Common mistakes to avoid when using mileage calculators
- Entering monthly miles when the tool expects a single-trip distance.
- Using US MPG values in a UK MPG calculator.
- Forgetting to select return journey, then underestimating by half.
- Using old fuel price assumptions after a market change.
- Ignoring seasonal variation such as colder weather efficiency drops.
- Comparing reimbursement rates directly to fuel-only cost without noting that HMRC rates include broader running costs.
How to use this calculator effectively each month
A practical workflow is simple. First, update fuel price to a realistic local figure. Second, use your real-world MPG from recent tank-to-tank tracking rather than brochure values. Third, calculate your most common trip distances. Finally, set a monthly checkpoint to compare estimated and actual spend from bank or card transactions. Over two or three months, your estimates become very accurate and useful for planning.

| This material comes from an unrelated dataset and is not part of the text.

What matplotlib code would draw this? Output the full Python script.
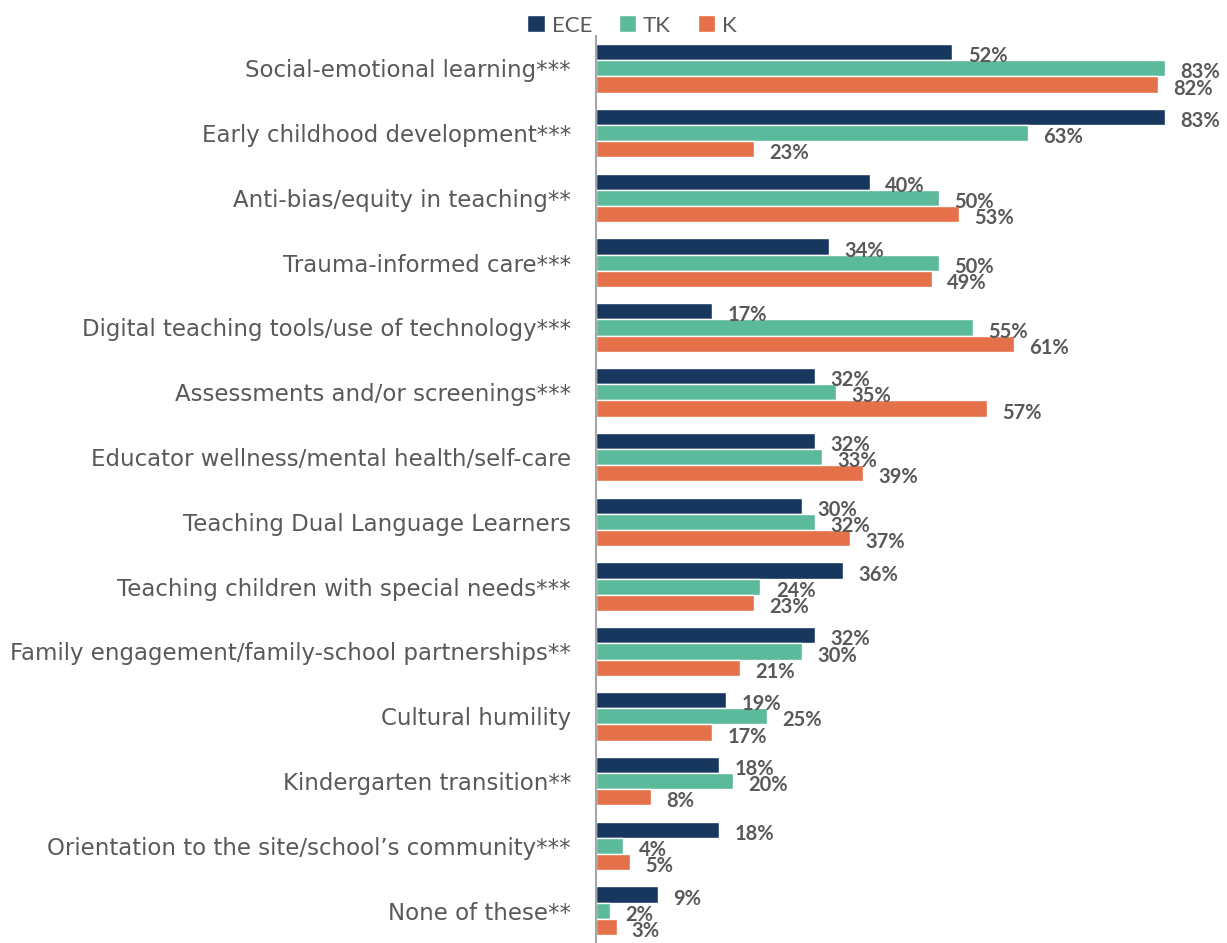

If you are a manager or self-employed professional, use annual mileage projections with conservative assumptions. It is usually safer to budget using slightly lower MPG and slightly higher fuel price than current, giving your budget a buffer against volatility.
Final takeaway
A UK mileage fuel calculator is not just a convenience tool. It is a practical decision engine for budgeting, reimbursement checks, and smarter trip planning. When you combine accurate units, current fuel prices, and real-world efficiency, your cost estimates become actionable. Use the calculator above to estimate trip fuel, total journey cost, annual fuel spend, and comparison against HMRC mileage rates. Revisit your inputs regularly, and you will keep your transport spending predictable even when pump prices move.